• [Input data]:

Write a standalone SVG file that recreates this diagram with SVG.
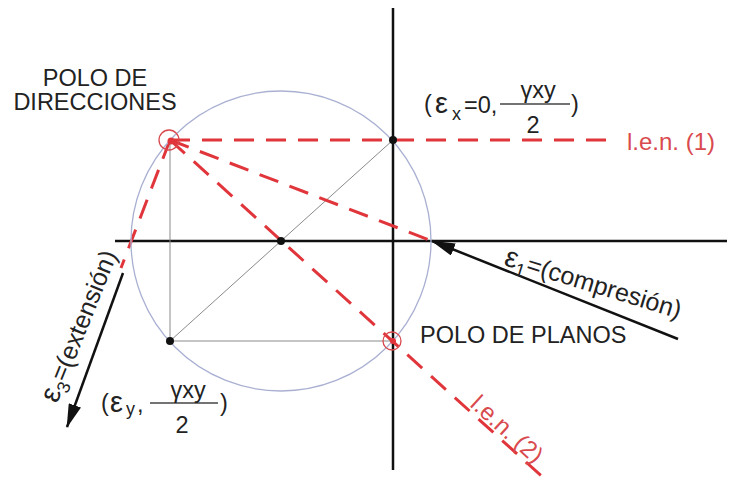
<svg xmlns="http://www.w3.org/2000/svg" width="731" height="493" viewBox="0 0 731 493">
<style>
.axis{stroke:#111;stroke-width:2.5;fill:none}
.thin{stroke:#8a8a8a;stroke-width:1;fill:none}
.circ{stroke:#aab0d2;stroke-width:1.3;fill:none}
.len{stroke:#e0353b;stroke-width:3;stroke-dasharray:20 12;fill:none}
.pole{stroke:#d8484d;stroke-width:1.3;fill:none}
.arrow{stroke:#111;stroke-width:2.5;fill:none;marker-end:url(#ah)}
.dot{fill:#111}
.lbl{font-family:"Liberation Sans",Arial,sans-serif;font-size:23.5px;fill:#222}
.rot{font-size:25px}
.eps{font-size:29px}
.sub{font-size:18px}
.red{font-family:"Liberation Sans",Arial,sans-serif;font-size:24px;fill:#d94a4e}
.bar{stroke:#444;stroke-width:1.5}
</style>
<defs>
<marker id="ah" markerUnits="userSpaceOnUse" markerWidth="24" markerHeight="13" refX="23" refY="6.5" orient="auto">
<path d="M0,0 L24,6.5 L0,13 z" fill="#111"/>
</marker>
</defs>
<g id="connectors">
<line class="axis" x1="115" y1="241" x2="727" y2="241"/>
<line class="axis" x1="393" y1="8" x2="393" y2="470"/>
<line class="thin" x1="170" y1="140" x2="170" y2="341"/>
<line class="thin" x1="170" y1="341" x2="393" y2="341"/>
<line class="thin" x1="170" y1="341" x2="393" y2="140"/>
<path class="len" d="M170,140 H612"/>
<path class="len" d="M170,140 L432,241"/>
<path class="len" d="M170,140 L547,481"/>
<path class="len" d="M170,140 L121,268"/>
<line class="arrow" x1="678" y1="339" x2="432" y2="241"/>
<line class="arrow" x1="123" y1="273" x2="67" y2="427"/>
</g>
<g id="mohr-circle"><circle class="circ" cx="281" cy="241" r="150"/></g>
<g id="center"><circle class="dot" cx="281" cy="241" r="4"/></g>
<g id="point-x">
<circle class="dot" cx="393" cy="140" r="4"/>
<text class="lbl" x="424" y="112">(</text>
<text class="lbl eps" x="435" y="113">ε</text>
<text class="lbl sub" x="452" y="120">x</text>
<text class="lbl" x="464" y="113">=0,</text>
<line class="bar" x1="500" y1="104" x2="570" y2="104"/>
<text class="lbl" x="538" y="98" text-anchor="middle">γxy</text>
<text class="lbl" x="533" y="133" text-anchor="middle">2</text>
<text class="lbl" x="571" y="112">)</text>
</g>
<g id="point-y">
<circle class="dot" cx="170" cy="341" r="4"/>
<text class="lbl" x="101" y="411">(</text>
<text class="lbl eps" x="110" y="412">ε</text>
<text class="lbl sub" x="126" y="415">y</text>
<text class="lbl" x="137" y="412">,</text>
<line class="bar" x1="150" y1="403" x2="218" y2="403"/>
<text class="lbl" x="188" y="398" text-anchor="middle">γxy</text>
<text class="lbl" x="182" y="433" text-anchor="middle">2</text>
<text class="lbl" x="220" y="411">)</text>
</g>
<g id="polo-direcciones">
<circle class="pole" cx="169" cy="140" r="10"/>
<circle cx="171" cy="141" r="3.5" fill="#e0353b"/>
<text class="lbl" text-anchor="middle"><tspan x="95" y="86">POLO DE</tspan><tspan x="95" y="110">DIRECCIONES</tspan></text>
</g>
<g id="polo-planos">
<circle class="pole" cx="392" cy="341" r="9"/>
<circle cx="393" cy="341" r="3" fill="#e0353b"/>
<text class="lbl" x="420" y="343">POLO DE PLANOS</text>
</g>
<g id="len1"><text class="red" x="627" y="150">l.e.n. (1)</text></g>
<g id="len2"><text class="red" transform="translate(170,140) rotate(42.2)" x="400" y="-4">l.e.n. (2)</text></g>
<g id="eps1">
<text class="lbl rot" transform="translate(503,265) rotate(17)"><tspan class="eps">ε</tspan><tspan class="sub" dy="6">1</tspan><tspan dy="-6">=(compresión)</tspan></text>
</g>
<g id="eps3">
<text class="lbl rot" transform="translate(57,404) rotate(-68)"><tspan class="eps">ε</tspan><tspan class="sub" dy="6">3</tspan><tspan dy="-6">=(extensión)</tspan></text>
</g>
</svg>
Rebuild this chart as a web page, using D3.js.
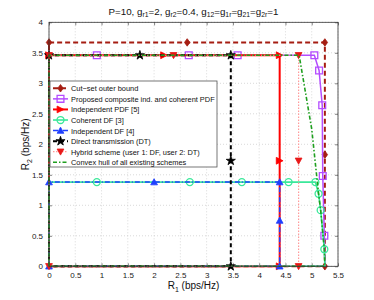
<!DOCTYPE html>
<html><head><meta charset="utf-8">
<script src="https://cdn.jsdelivr.net/npm/d3@7"></script>
<style>body{margin:0;background:#fff}text{font-family:"Liberation Sans",Arial,Helvetica,sans-serif}</style>
</head><body><svg id="c" width="374" height="300"></svg>
<script>
const xTickValues=[0,0.5,1,1.5,2,2.5,3,3.5,4,4.5,5,5.5];
const xTickLabels=["0","0.5","1","1.5","2","2.5","3","3.5","4","4.5","5","5.5"];
const yTickValues=[0,0.5,1,1.5,2,2.5,3,3.5,4];
const yTickLabels=["0","0.5","1","1.5","2","2.5","3","3.5","4"];

const seriesNames=["Cut\u2212set outer bound","Proposed composite ind. and coherent PDF","Independent PDF [5]","Coherent DF [3]","Independent DF [4]","Direct transmission (DT)","Hybrid scheme (user 1: DF, user 2: DT)","Convex hull of all existing schemes"];

const cutsetLine=[[0,0],[0,3.67],[5.25,3.67],[5.25,0],[0,0]];
const cutsetMarks=[[0,3.67],[2.63,3.67],[5.25,3.67],[5.25,1.83],[5.25,0]];
const compositeLine=[[0,0],[0,3.46],[5.05,3.46],[5.14,3.21],[5.2,2.64],[5.21,1.48],[5.24,0.5],[5.25,0],[0,0]];
const compositeMarks=[[0.91,3.46],[2.66,3.46],[3.59,3.46],[5.05,3.46],[5.14,3.21],[5.2,2.64],[5.21,1.48],[5.24,0.5]];
const indPdfLine=[[0,0],[0,3.46],[4.39,3.46],[4.39,0],[0,0]];
const indPdfMarks=[[0,3.46],[2.19,3.46],[4.39,3.46],[4.39,1.73],[4.39,0]];
const cohDfLine=[[0,0],[0,1.38],[5.07,1.38],[5.13,1.19],[5.17,0.92],[5.24,0.28],[5.25,0],[0,0]];
const cohDfMarks=[[0.91,1.38],[2.68,1.38],[3.67,1.38],[4.56,1.38],[5.07,1.38],[5.13,1.19],[5.17,0.92],[5.24,0.28]];
const indDfLine=[[0,0],[0,1.38],[4.39,1.38],[4.39,0],[0,0]];
const indDfMarks=[[0,1.38],[2.0,1.38],[4.39,1.38],[4.39,0.75],[4.39,0],[0,0]];
const dtLine=[[0,0],[0,3.46],[3.46,3.46],[3.46,0],[0,0]];
const dtMarks=[[0,3.46],[1.73,3.46],[3.46,3.46],[3.46,1.73],[3.46,0]];
const hybridLine=[[0,0],[0,3.46],[4.75,3.46],[4.75,0],[0,0]];
const hybridMarks=[[0,0],[0,3.46],[2.37,3.46],[4.75,3.46],[4.75,1.73],[4.75,0]];
const hullLine=[[0,0],[0,3.46],[4.76,3.46],[5.0,2.25],[5.13,1.19],[5.17,0.92],[5.24,0.28],[5.25,0],[0,0]];
const hullMarks=[];

const styles=[
 {line:cutsetLine,marks:cutsetMarks,color:"#a51d12",mcolor:"#a51d12",w:2,dash:"5,3",sym:"diamond",fill:true},
 {line:compositeLine,marks:compositeMarks,color:"#b44cff",mcolor:"#b44cff",w:1.5,dash:null,sym:"square",fill:false},
 {line:indPdfLine,marks:indPdfMarks,color:"#ff0000",mcolor:"#ff0000",w:2,dash:null,sym:"triright",fill:true},
 {line:cohDfLine,marks:cohDfMarks,color:"#3ae89a",mcolor:"#3ae89a",w:1.6,dash:null,sym:"circle",fill:false},
 {line:indDfLine,marks:indDfMarks,color:"#1f3fff",mcolor:"#1f3fff",w:1.5,dash:"5,2,1,2",sym:"triup",fill:true},
 {line:dtLine,marks:dtMarks,color:"#000000",mcolor:"#000000",w:2,dash:"4,3",sym:"star",fill:true},
 {line:hybridLine,marks:hybridMarks,color:"#ff9a9a",mcolor:"#e81818",w:1.2,dash:"1.5,1.5",sym:"tridown",fill:true},
 {line:hullLine,marks:hullMarks,color:"#1f9f1f",mcolor:"#1f9f1f",w:1.6,dash:"4,2,1.5,2",sym:null,fill:true}
];

const svg=d3.select("#c");
const L=49,R=338,T=22.3,B=266.3;
const x=d3.scaleLinear().domain([0,5.5]).range([L,R]);
const y=d3.scaleLinear().domain([0,4]).range([B,T]);

const g=svg.append("g");
g.selectAll(".gx").data(xTickValues).enter().append("line")
 .attr("x1",d=>x(d)).attr("x2",d=>x(d)).attr("y1",T).attr("y2",B)
 .attr("stroke","#c8c8c8").attr("stroke-width",0.7).attr("stroke-dasharray","1,2");
g.selectAll(".gy").data(yTickValues).enter().append("line")
 .attr("y1",d=>y(d)).attr("y2",d=>y(d)).attr("x1",L).attr("x2",R)
 .attr("stroke","#c8c8c8").attr("stroke-width",0.7).attr("stroke-dasharray","1,2");

const xAxisB=d3.axisBottom(x).tickValues(xTickValues).tickFormat((d,i)=>xTickLabels[i]).tickSizeInner(-3).tickSizeOuter(0).tickPadding(6);
const xAxisT=d3.axisTop(x).tickValues(xTickValues).tickFormat("").tickSizeInner(-3).tickSizeOuter(0);
const yAxisL=d3.axisLeft(y).tickValues(yTickValues).tickFormat((d,i)=>yTickLabels[i]).tickSizeInner(-3).tickSizeOuter(0).tickPadding(6);
const yAxisR=d3.axisRight(y).tickValues(yTickValues).tickFormat("").tickSizeInner(-3).tickSizeOuter(0);
function styleAxis(sel){sel.select(".domain").remove();sel.selectAll("line").attr("stroke","#333").attr("stroke-width",0.6);sel.selectAll("text").attr("font-size",8).attr("fill","#222").attr("font-family","Liberation Sans, Arial, sans-serif");}
svg.append("g").attr("transform",`translate(0,${B})`).call(xAxisB).call(styleAxis);
svg.append("g").attr("transform",`translate(0,${T})`).call(xAxisT).call(styleAxis);
svg.append("g").attr("transform",`translate(${L},0)`).call(yAxisL).call(styleAxis);
svg.append("g").attr("transform",`translate(${R},0)`).call(yAxisR).call(styleAxis);

const line=d3.line().x(d=>x(d[0])).y(d=>y(d[1]));
function symPath(sym){
 const s=3.4;
 switch(sym){
  case "diamond": return `M0,${-s*1.1}L${s*0.8},0L0,${s*1.1}L${-s*0.8},0Z`;
  case "square": return `M${-s},${-s}H${s}V${s}H${-s}Z`;
  case "triright": return `M${s},0L${-s},${-s}L${-s},${s}Z`;
  case "triup": return `M0,${-s}L${s},${s*0.8}L${-s},${s*0.8}Z`;
  case "tridown": return `M0,${s}L${s},${-s*0.8}L${-s},${-s*0.8}Z`;
  case "circle": return d3.symbol(d3.symbolCircle,38)();
  case "star": return d3.symbol(d3.symbolStar,26)();
 }
 return "";
}
function drawMarker(sel,st,cx,cy){
 if(!st.sym) return;
 sel.append("path").attr("d",symPath(st.sym)).attr("transform",`translate(${cx},${cy})`)
  .attr("fill",st.fill?st.mcolor:"none").attr("stroke",st.mcolor).attr("stroke-width",st.fill?0.8:1.3);
}
const plot=svg.append("g");
styles.forEach(st=>{
 plot.append("path").attr("d",line(st.line)).attr("fill","none").attr("stroke",st.color)
  .attr("stroke-width",st.w).attr("stroke-dasharray",st.dash);
 st.marks.forEach(m=>drawMarker(plot,st,x(m[0]),y(m[1])));
});

svg.append("rect").attr("x",L).attr("y",T).attr("width",R-L).attr("height",B-T).attr("fill","none").attr("stroke","#333").attr("stroke-width",0.8);

// legend
const lg=svg.append("g");
const lx=50,ly=81,lw=167,lh=86;
lg.append("rect").attr("x",lx).attr("y",ly).attr("width",lw).attr("height",lh).attr("fill","#fff").attr("stroke","#555").attr("stroke-width",0.8);
const texts=[];
seriesNames.forEach((n,i)=>{
 const st=styles[i];const yy=88.3+i*10.57;
 lg.append("line").attr("x1",53).attr("x2",68).attr("y1",yy).attr("y2",yy).attr("stroke",st.color).attr("stroke-width",st.w).attr("stroke-dasharray",st.dash);
 drawMarker(lg,st,60.5,yy);
 texts.push(lg.append("text").attr("x",71).attr("y",yy+3).attr("font-size",8).attr("fill","#111").text(n));
});
// fit legend font to reference width of longest entry (~144px)
const longest=texts[1].node().getComputedTextLength();
const lfs=8*144/longest;
texts.forEach(t=>t.attr("font-size",lfs));

// title
const tt=svg.append("text").attr("x",193.5).attr("y",15).attr("text-anchor","middle").attr("font-size",10).attr("fill","#111");
const parts=[["P=10, g",""],["r1","s"],["=2, g",""],["r2","s"],["=0.4, g",""],["12","s"],["=g",""],["1r","s"],["=g",""],["21","s"],["=g",""],["2r","s"],["=1",""]];
parts.forEach((p,i)=>{const t=tt.append("tspan").text(p[0]);if(p[1]){t.attr("font-size",7).attr("dy",2.5);}else{t.attr("dy",i===0?0:-2.5);}});
const tw=tt.node().getComputedTextLength();
const sc=170/tw;
tt.attr("font-size",10*sc);
tt.selectAll("tspan").each(function(d,i){const p=parts[i];if(p[1]) d3.select(this).attr("font-size",7*sc).attr("dy",2.5*sc); else d3.select(this).attr("dy",i===0?0:-2.5*sc);});

const xl=svg.append("text").attr("x",193.5).attr("y",289).attr("text-anchor","middle").attr("font-size",10).attr("fill","#111");
xl.append("tspan").text("R");xl.append("tspan").text("1").attr("font-size",7).attr("dy",2.5);xl.append("tspan").text(" (bps/Hz)").attr("dy",-2.5);
const yl=svg.append("text").attr("transform","translate(29,144.3) rotate(-90)").attr("text-anchor","middle").attr("font-size",10).attr("fill","#111");
yl.append("tspan").text("R");yl.append("tspan").text("2").attr("font-size",7).attr("dy",2.5);yl.append("tspan").text(" (bps/Hz)").attr("dy",-2.5);
</script></body></html>
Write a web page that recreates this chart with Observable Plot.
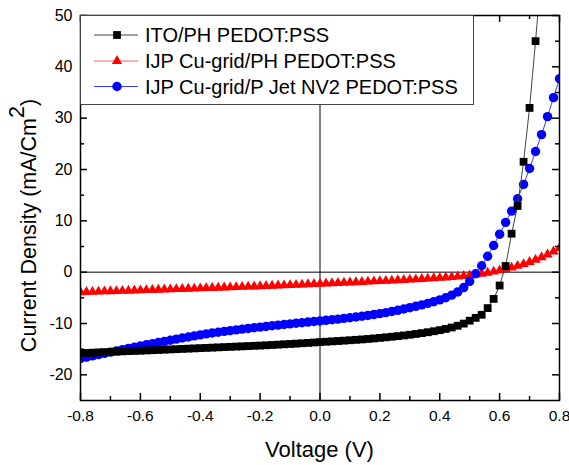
<!DOCTYPE html>
<html>
<head>
<meta charset="utf-8">
<script src="https://cdn.jsdelivr.net/npm/d3@7"></script>
<script src="https://cdn.jsdelivr.net/npm/@observablehq/plot@0.6"></script>
<style>
  html, body { margin: 0; padding: 0; background: #fff; }
  #chart { width: 569px; height: 465px; }
</style>
</head>
<body>
<div id="chart"></div>
<script>
// ---- Data ----
const seriesNames = ["ITO/PH PEDOT:PSS", "IJP Cu-grid/PH PEDOT:PSS", "IJP Cu-grid/P Jet NV2 PEDOT:PSS"];
const seriesColors = ["#000000", "#ff0000", "#0000ff"];
const lineColors = ["#444444", "#ff6060", "#3a3aff"];

const voltage = [
  -0.80,-0.78,-0.76,-0.74,-0.72,-0.70,-0.68,-0.66,-0.64,-0.62,
  -0.60,-0.58,-0.56,-0.54,-0.52,-0.50,-0.48,-0.46,-0.44,-0.42,
  -0.40,-0.38,-0.36,-0.34,-0.32,-0.30,-0.28,-0.26,-0.24,-0.22,
  -0.20,-0.18,-0.16,-0.14,-0.12,-0.10,-0.08,-0.06,-0.04,-0.02,
   0.00,
   0.02, 0.04, 0.06, 0.08, 0.10, 0.12, 0.14, 0.16, 0.18, 0.20,
   0.22, 0.24, 0.26, 0.28, 0.30, 0.32, 0.34, 0.36, 0.38, 0.40,
   0.42, 0.44, 0.46, 0.48, 0.50, 0.52, 0.54, 0.56, 0.58, 0.60,
   0.62, 0.64, 0.66, 0.68, 0.70, 0.72, 0.74, 0.76, 0.78, 0.80
];

// ITO/PH PEDOT:PSS (black squares), -0.80 .. 0.74 V
const itoJ = [
  -15.80,-15.74,-15.69,-15.63,-15.58,-15.53,-15.48,-15.43,-15.38,-15.34,
  -15.30,-15.25,-15.20,-15.15,-15.10,-15.05,-15.00,-14.95,-14.90,-14.85,
  -14.80,-14.75,-14.70,-14.65,-14.60,-14.55,-14.50,-14.45,-14.40,-14.35,
  -14.30,-14.24,-14.18,-14.12,-14.05,-13.99,-13.92,-13.85,-13.78,-13.70,
  -13.62,
  -13.55,-13.48,-13.41,-13.34,-13.26,-13.18,-13.10,-13.01,-12.91,-12.80,
  -12.69,-12.58,-12.46,-12.33,-12.19,-12.04,-11.88,-11.70,-11.51,-11.30,
  -11.06,-10.78,-10.44,-10.02, -9.45, -8.90, -8.30, -7.00, -5.20, -2.60,
    1.20,  7.50, 12.90, 21.50, 32.00, 45.00, 59.00
];

// IJP Cu-grid/PH PEDOT:PSS (red triangles)
const cuPhJ = [
  -3.90,-3.86,-3.83,-3.79,-3.75,-3.72,-3.68,-3.64,-3.61,-3.57,
  -3.53,-3.50,-3.46,-3.42,-3.38,-3.35,-3.31,-3.27,-3.23,-3.19,
  -3.15,-3.11,-3.07,-3.03,-2.99,-2.95,-2.91,-2.87,-2.82,-2.78,
  -2.74,-2.69,-2.65,-2.60,-2.56,-2.51,-2.46,-2.41,-2.36,-2.31,
  -2.26,
  -2.21,-2.16,-2.11,-2.06,-2.01,-1.96,-1.91,-1.85,-1.80,-1.75,
  -1.70,-1.64,-1.58,-1.52,-1.46,-1.40,-1.33,-1.26,-1.19,-1.11,
  -1.03,-0.95,-0.87,-0.75,-0.62,-0.47,-0.30,-0.12, 0.10, 0.36,
   0.62, 0.90, 1.22, 1.58, 1.98, 2.42, 2.90, 3.44, 4.04, 4.70
];

// IJP Cu-grid/P Jet NV2 PEDOT:PSS (blue circles)
const cuJetJ = [
  -16.80,-16.55,-16.30,-16.06,-15.82,-15.58,-15.34,-15.10,-14.86,-14.62,
  -14.38,-14.15,-13.92,-13.70,-13.48,-13.26,-13.04,-12.83,-12.62,-12.41,
  -12.21,-12.03,-11.86,-11.70,-11.54,-11.39,-11.24,-11.10,-10.96,-10.83,
  -10.70,-10.57,-10.44,-10.32,-10.20,-10.08, -9.96, -9.84, -9.72, -9.61,
   -9.50,
   -9.38, -9.26, -9.14, -9.01, -8.88, -8.74, -8.59, -8.43, -8.26, -8.08,
   -7.88, -7.66, -7.43, -7.18, -6.92, -6.65, -6.37, -6.07, -5.75, -5.40,
   -4.98, -4.48, -3.85, -3.00, -1.80, -0.30,  1.25,  3.10,  5.20,  7.40,
    9.70, 11.90, 14.30, 17.10, 20.20, 23.50, 26.80, 30.30, 34.00, 37.70
];

const xDomain = [-0.8, 0.8];
const yDomain = [-25, 50];
const xTicks = [-0.8, -0.6, -0.4, -0.2, 0.0, 0.2, 0.4, 0.6, 0.8];
const xMinorTicks = [-0.7, -0.5, -0.3, -0.1, 0.1, 0.3, 0.5, 0.7];
const yTicks = [-20, -10, 0, 10, 20, 30, 40, 50];
const yMinorTicks = [-15, -5, 5, 15, 25, 35, 45];

const xLabel = "Voltage (V)";
const yLabelMain = "Current Density (mA/Cm";
const yLabelSup = "2";
const yLabelEnd = ")";

// ---- Build tables ----
const itoRows = itoJ.map((j, i) => ({v: voltage[i], j}));
const cuPhRows = cuPhJ.map((j, i) => ({v: voltage[i], j}));
const cuJetRows = cuJetJ.map((j, i) => ({v: voltage[i], j}));

const FONT = '"Liberation Sans", Arial, Helvetica, sans-serif';
const symbols = ["square", "triangle", "circle"];
const radii = [4.4, 3.8, 4.7];

const W = 569, H = 465, ML = 80, MR = 10, MT = 15, MB = 65;
const plotW = W - ML - MR, plotH = H - MT - MB;
// tick lengths in pixels, converted to data units
const MAJOR = 7, MINOR = 4;
const xPerPx = (xDomain[1] - xDomain[0]) / plotW;
const yPerPx = (yDomain[1] - yDomain[0]) / plotH;
const tk = {stroke: "#000", strokeWidth: 1.5};

function xTickRules(ticks, len) {
  return [
    Plot.ruleX(ticks, {x: d => d, y1: yDomain[0], y2: yDomain[0] + len * yPerPx, ...tk}),
    Plot.ruleX(ticks, {x: d => d, y1: yDomain[1], y2: yDomain[1] - len * yPerPx, ...tk})
  ];
}
function yTickRules(ticks, len) {
  return [
    Plot.ruleY(ticks, {y: d => d, x1: xDomain[0], x2: xDomain[0] + len * xPerPx, ...tk}),
    Plot.ruleY(ticks, {y: d => d, x1: xDomain[1], x2: xDomain[1] - len * xPerPx, ...tk})
  ];
}

const chart = Plot.plot({
  width: W,
  height: H,
  marginLeft: ML,
  marginRight: MR,
  marginTop: MT,
  marginBottom: MB,
  style: {fontFamily: FONT, fontSize: "16px", color: "#000", background: "#fff"},
  x: {domain: xDomain},
  y: {domain: yDomain},
  marks: [
    Plot.ruleX([0], {stroke: "#000", strokeWidth: 1}),
    Plot.ruleY([0], {stroke: "#000", strokeWidth: 1}),

    Plot.line(cuPhRows, {x: "v", y: "j", stroke: lineColors[1], strokeWidth: 1, clip: true}),
    Plot.dot(cuPhRows, {x: "v", y: "j", symbol: symbols[1], r: radii[1], fill: seriesColors[1], stroke: "none", clip: true}),

    Plot.line(cuJetRows, {x: "v", y: "j", stroke: lineColors[2], strokeWidth: 1, clip: true}),
    Plot.dot(cuJetRows, {x: "v", y: "j", symbol: symbols[2], r: radii[2], fill: seriesColors[2], stroke: "none", clip: true}),

    Plot.line(itoRows, {x: "v", y: "j", stroke: lineColors[0], strokeWidth: 1, clip: true}),
    Plot.dot(itoRows, {x: "v", y: "j", symbol: symbols[0], r: radii[0], fill: seriesColors[0], stroke: "none", clip: true}),

    // inward ticks on all four sides
    ...xTickRules(xTicks, MAJOR),
    ...xTickRules(xMinorTicks, MINOR),
    ...yTickRules(yTicks, MAJOR),
    ...yTickRules(yMinorTicks, MINOR),

    // tick labels
    Plot.axisX(xTicks, {anchor: "bottom", tickSize: 0, tickPadding: 9, fontSize: 15.5, tickFormat: d => d.toFixed(1), label: null}),
    Plot.axisY(yTicks, {anchor: "left", tickSize: 0, tickPadding: 8, fontSize: 16, tickFormat: d => String(d), label: null}),

    Plot.frame({stroke: "#000", strokeWidth: 1.5})
  ]
});

document.getElementById("chart").appendChild(chart);

// ---- Axis titles & legend (text) ----
const xs = chart.scale("x");
const ys = chart.scale("y");
const plotLeft = Math.min(...xs.range), plotRight = Math.max(...xs.range);
const plotTop = Math.min(...ys.range), plotBottom = Math.max(...ys.range);
const svg = d3.select(chart);

svg.append("text")
  .attr("x", (plotLeft + plotRight) / 2)
  .attr("y", plotBottom + 57)
  .attr("text-anchor", "middle")
  .attr("font-family", FONT)
  .attr("font-size", 22)
  .attr("fill", "#000")
  .text(xLabel);

const yl = svg.append("text")
  .attr("transform", `translate(${plotLeft - 44},${(plotTop + plotBottom) / 2 + 18}) rotate(-90)`)
  .attr("text-anchor", "middle")
  .attr("font-family", FONT)
  .attr("font-size", 21.5)
  .attr("fill", "#000");
yl.append("tspan").text(yLabelMain);
yl.append("tspan").attr("dy", -12).text(yLabelSup);
yl.append("tspan").attr("dy", 12).text(yLabelEnd);

// legend
const lg = svg.append("g").attr("transform", `translate(${plotLeft},${plotTop})`);
lg.append("rect")
  .attr("x", 0.5).attr("y", 0.5)
  .attr("width", 393).attr("height", 89)
  .attr("fill", "#fff").attr("stroke", "#444").attr("stroke-width", 1);
const rowY = [20, 46, 71.5];
const d3Symbols = [d3.symbolSquare, d3.symbolTriangle, d3.symbolCircle];
seriesNames.forEach((name, i) => {
  const g = lg.append("g").attr("transform", `translate(0,${rowY[i]})`);
  g.append("line").attr("x1", 14).attr("x2", 58).attr("y1", 0).attr("y2", 0)
    .attr("stroke", lineColors[i]).attr("stroke-width", 1);
  g.append("path")
    .attr("transform", "translate(37,0)")
    .attr("d", d3.symbol(d3Symbols[i], Math.PI * radii[i] * radii[i])())
    .attr("fill", seriesColors[i]);
  g.append("text")
    .attr("x", 65).attr("y", 7)
    .attr("text-anchor", "start")
    .attr("font-family", FONT).attr("font-size", 20).attr("fill", "#000")
    .text(name);
});
</script>
</body>
</html>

• [Given problem]:
Quote the data above exactly from the line with "Rebuild this chart" to the line with "composite ind. and", both ends counted, and nothing else. Pictures don't go in.

• [The reply]:
Rebuild this chart as a web page, using D3.js.
<!DOCTYPE html>
<html><head><meta charset="utf-8">
<script src="https://cdn.jsdelivr.net/npm/d3@7"></script>
<style>body{margin:0;background:#fff}text{font-family:"Liberation Sans",Arial,Helvetica,sans-serif}</style>
</head><body><svg id="c" width="374" height="300"></svg>
<script>
const xTickValues=[0,0.5,1,1.5,2,2.5,3,3.5,4,4.5,5,5.5];
const xTickLabels=["0","0.5","1","1.5","2","2.5","3","3.5","4","4.5","5","5.5"];
const yTickValues=[0,0.5,1,1.5,2,2.5,3,3.5,4];
const yTickLabels=["0","0.5","1","1.5","2","2.5","3","3.5","4"];

const seriesNames=["Cut\u2212set outer bound","Proposed composite ind. and coherent PDF","Independent PDF [5]","Coherent DF [3]","Independent DF [4]","Direct transmission (DT)","Hybrid scheme (user 1: DF, user 2: DT)","Convex hull of all existing schemes"];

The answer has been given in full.